Provided data:
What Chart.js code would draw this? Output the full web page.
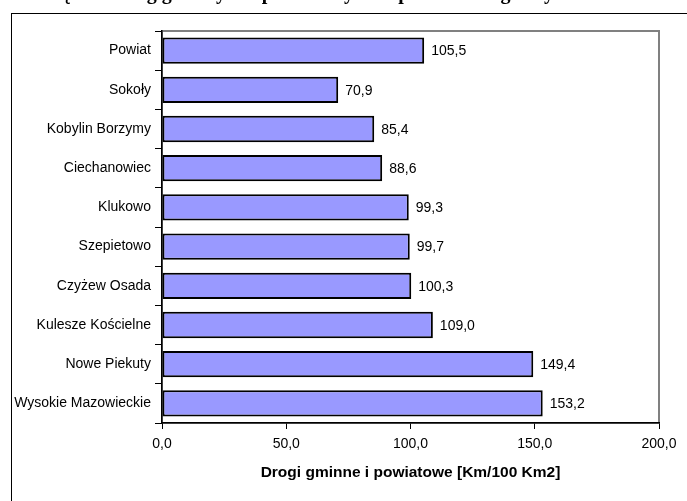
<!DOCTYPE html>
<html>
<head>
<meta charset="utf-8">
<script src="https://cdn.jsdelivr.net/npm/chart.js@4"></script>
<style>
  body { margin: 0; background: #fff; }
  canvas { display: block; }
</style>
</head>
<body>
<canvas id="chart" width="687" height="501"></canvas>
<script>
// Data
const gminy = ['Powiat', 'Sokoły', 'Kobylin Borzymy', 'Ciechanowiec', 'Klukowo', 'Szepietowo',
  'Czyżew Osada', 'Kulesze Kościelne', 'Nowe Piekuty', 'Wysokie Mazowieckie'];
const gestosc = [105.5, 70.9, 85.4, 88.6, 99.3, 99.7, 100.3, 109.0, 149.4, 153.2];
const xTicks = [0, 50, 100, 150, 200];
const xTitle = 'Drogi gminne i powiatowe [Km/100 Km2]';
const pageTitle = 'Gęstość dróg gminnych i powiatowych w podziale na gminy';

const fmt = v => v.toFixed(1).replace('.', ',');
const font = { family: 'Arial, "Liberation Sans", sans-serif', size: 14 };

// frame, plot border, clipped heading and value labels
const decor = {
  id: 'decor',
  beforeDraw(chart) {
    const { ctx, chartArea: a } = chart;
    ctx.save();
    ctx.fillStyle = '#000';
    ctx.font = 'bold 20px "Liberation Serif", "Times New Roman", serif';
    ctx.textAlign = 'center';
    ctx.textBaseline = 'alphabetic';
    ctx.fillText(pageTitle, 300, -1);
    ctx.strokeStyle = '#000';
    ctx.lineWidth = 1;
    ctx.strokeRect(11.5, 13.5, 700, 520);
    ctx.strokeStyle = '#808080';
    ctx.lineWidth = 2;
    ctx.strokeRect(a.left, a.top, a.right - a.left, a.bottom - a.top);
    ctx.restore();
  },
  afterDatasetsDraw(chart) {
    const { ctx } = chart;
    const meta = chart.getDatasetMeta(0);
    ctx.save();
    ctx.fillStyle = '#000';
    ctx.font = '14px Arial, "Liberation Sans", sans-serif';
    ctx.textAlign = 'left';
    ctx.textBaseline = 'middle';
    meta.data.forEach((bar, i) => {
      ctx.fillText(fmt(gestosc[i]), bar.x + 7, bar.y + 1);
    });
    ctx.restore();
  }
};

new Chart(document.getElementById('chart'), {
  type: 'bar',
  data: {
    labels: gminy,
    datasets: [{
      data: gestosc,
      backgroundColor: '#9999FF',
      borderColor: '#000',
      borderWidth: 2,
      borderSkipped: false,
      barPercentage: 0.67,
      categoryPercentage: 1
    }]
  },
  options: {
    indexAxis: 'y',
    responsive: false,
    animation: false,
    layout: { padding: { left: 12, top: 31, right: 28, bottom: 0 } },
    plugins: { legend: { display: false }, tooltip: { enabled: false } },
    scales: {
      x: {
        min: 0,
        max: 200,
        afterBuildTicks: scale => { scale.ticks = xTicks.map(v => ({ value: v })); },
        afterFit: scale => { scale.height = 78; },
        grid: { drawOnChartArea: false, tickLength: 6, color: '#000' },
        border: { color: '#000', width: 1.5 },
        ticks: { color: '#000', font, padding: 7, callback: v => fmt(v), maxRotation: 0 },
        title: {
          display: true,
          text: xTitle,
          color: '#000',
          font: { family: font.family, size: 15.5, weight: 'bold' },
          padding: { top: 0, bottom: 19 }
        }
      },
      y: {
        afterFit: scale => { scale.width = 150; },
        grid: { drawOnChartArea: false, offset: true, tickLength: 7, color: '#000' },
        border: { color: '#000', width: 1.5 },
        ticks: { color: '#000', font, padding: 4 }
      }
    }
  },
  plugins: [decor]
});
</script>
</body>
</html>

Exercise instructions: Omit the pictures, then repeat exactly each line from the beginning of the listing through the line with "sans-serif', size: 14".

Problem solution:
What Chart.js code would draw this? Output the full web page.
<!DOCTYPE html>
<html>
<head>
<meta charset="utf-8">
<script src="https://cdn.jsdelivr.net/npm/chart.js@4"></script>
<style>
  body { margin: 0; background: #fff; }
  canvas { display: block; }
</style>
</head>
<body>
<canvas id="chart" width="687" height="501"></canvas>
<script>
// Data
const gminy = ['Powiat', 'Sokoły', 'Kobylin Borzymy', 'Ciechanowiec', 'Klukowo', 'Szepietowo',
  'Czyżew Osada', 'Kulesze Kościelne', 'Nowe Piekuty', 'Wysokie Mazowieckie'];
const gestosc = [105.5, 70.9, 85.4, 88.6, 99.3, 99.7, 100.3, 109.0, 149.4, 153.2];
const xTicks = [0, 50, 100, 150, 200];
const xTitle = 'Drogi gminne i powiatowe [Km/100 Km2]';
const pageTitle = 'Gęstość dróg gminnych i powiatowych w podziale na gminy';

const fmt = v => v.toFixed(1).replace('.', ',');
const font = { family: 'Arial, "Liberation Sans", sans-serif', size: 14 };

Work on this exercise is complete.